Ma ci sono anche clienti con cui è soddisfacente avere a che fare: «Quelli che recepiscono meglio secondo me sono i più giovani: vengono quasi sempre in coppia e sulle prime sono intimiditi, ma poi quando inizio a dargli spiegazioni e chiedere informazioni sono i più consapevoli. Sapere che contribuisco al benessere, al piacere delle persone mi fa andare a lavoro super carica, felice di fare ciò che faccio. È anche una crescita personale che mi porterà a realizzare il mio progetto». Turisti? «Sì certo, sono forse le persone più a loro agio. Gli americani, per esempio le studentesse, puntano sulla qualità: se devono scegliere tra due prodotti e dico loro che quello che costa più è migliore non si fanno problemi e comprano quello – gli italiani non lo fanno… Cercano soprattutto il ‘bullet’ (proiettile, nda), il vibratore in formato tascabile da borsetta».

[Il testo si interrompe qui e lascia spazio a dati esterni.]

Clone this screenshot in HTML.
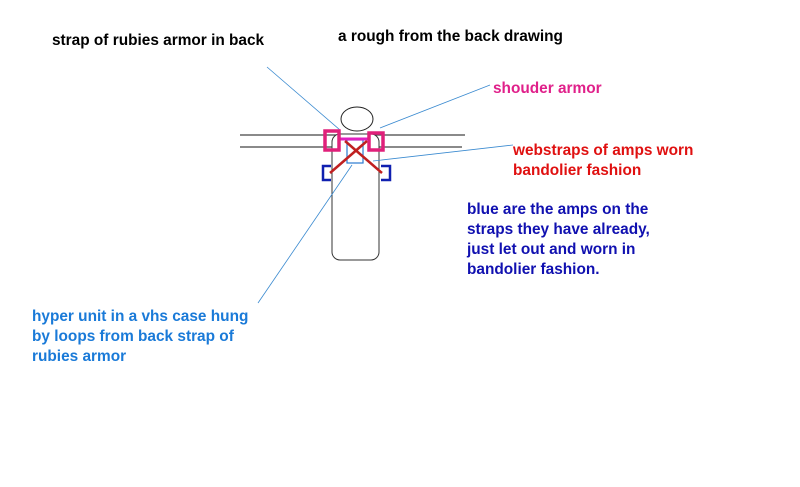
<!DOCTYPE html>
<html><head><meta charset="utf-8"><style>
body{margin:0;background:#fff;width:800px;height:487px;overflow:hidden;position:relative;font-family:"Liberation Sans",Arial,sans-serif;}
.t{position:absolute;font-weight:bold;font-size:15.4px;line-height:20px;white-space:nowrap;}
</style></head><body>
<svg width="800" height="487" style="position:absolute;left:0;top:0">
<g fill="none">
<line x1="240" y1="135" x2="465" y2="135" stroke="#444" stroke-width="1.3"/>
<line x1="240" y1="147" x2="462" y2="147" stroke="#444" stroke-width="1.3"/>
<ellipse cx="357" cy="119" rx="16" ry="12" stroke="#222" fill="#fff"/>
<rect x="332" y="134" width="47" height="126" rx="8" stroke="#333" fill="#fff"/>
<line x1="267" y1="67" x2="340" y2="130" stroke="#3a8ad0" stroke-width="0.8"/>
<line x1="490" y1="85" x2="380" y2="128" stroke="#3a8ad0" stroke-width="0.8"/>
<line x1="513" y1="145" x2="373" y2="161" stroke="#3a8ad0" stroke-width="0.8"/>
<line x1="258" y1="303" x2="352" y2="165" stroke="#3a8ad0" stroke-width="0.8"/>
<rect x="347" y="140" width="16" height="23" stroke="#2a7ad0" stroke-width="1.2"/>
<line x1="340" y1="139" x2="368" y2="139" stroke="#e020c0" stroke-width="3"/>
<rect x="325" y="131" width="14" height="19" stroke="#e0207a" stroke-width="3.5"/>
<rect x="369" y="133" width="14" height="17" stroke="#e0207a" stroke-width="3.5"/>
<path d="M331 166 H323 V180 H331" stroke="#1020b0" stroke-width="2.5"/>
<path d="M381 166 H390 V180 H381" stroke="#1020b0" stroke-width="2.5"/>
<line x1="330" y1="173" x2="367" y2="141" stroke="#c02020" stroke-width="2.5"/>
<line x1="382" y1="173" x2="345" y2="141" stroke="#c02020" stroke-width="2.5"/>
</g></svg>
<div class="t" style="left:52px;top:31px;color:#000">strap of rubies armor in back</div>
<div class="t" style="left:338px;top:27px;color:#000">a rough from the back drawing</div>
<div class="t" style="left:493px;top:79px;color:#e0208a">shouder armor</div>
<div class="t" style="left:513px;top:141px;color:#e01010">webstraps of amps worn<br>bandolier fashion</div>
<div class="t" style="left:467px;top:200px;color:#1010b0">blue are the amps on the<br>straps they have already,<br>just let out and worn in<br>bandolier fashion.</div>
<div class="t" style="left:32px;top:307px;color:#1a7ad8">hyper unit in a vhs case hung<br>by loops from back strap of<br>rubies armor</div>
</body></html>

E Firenze negli occhi di una 30enne lombarda com’è? «Una città che ha ancora una sua vicinanza alle persone. Per esempio qui ci sono tanti negozi». Ma come? Sono anni qui che diciamo che i negozi chiudono… «Ma no, su a casa mia un ferramenta non c’è, devi andare nei centri commerciali allo store della grande catena – e mica sono grandi i vostri centri commerciali, non avete mai visto quelli delle mie zone…Oppure i calzolai, a Carate non ne trovi più uno, qui invece ci sono ancora». «Certo voi toscani siete dei ‘parigini’: per voi oltre la Toscana non c’è altro al mondo, l’ho bell’e compreso» se ne esce a un certo punto con il toscanismo, dopo qualche “c” aspirata qua e là durante la chiacchierata. «E poi vi pesa il culo, spostarvi di 15 km per andare da qualche parte per voi è un’odissea!».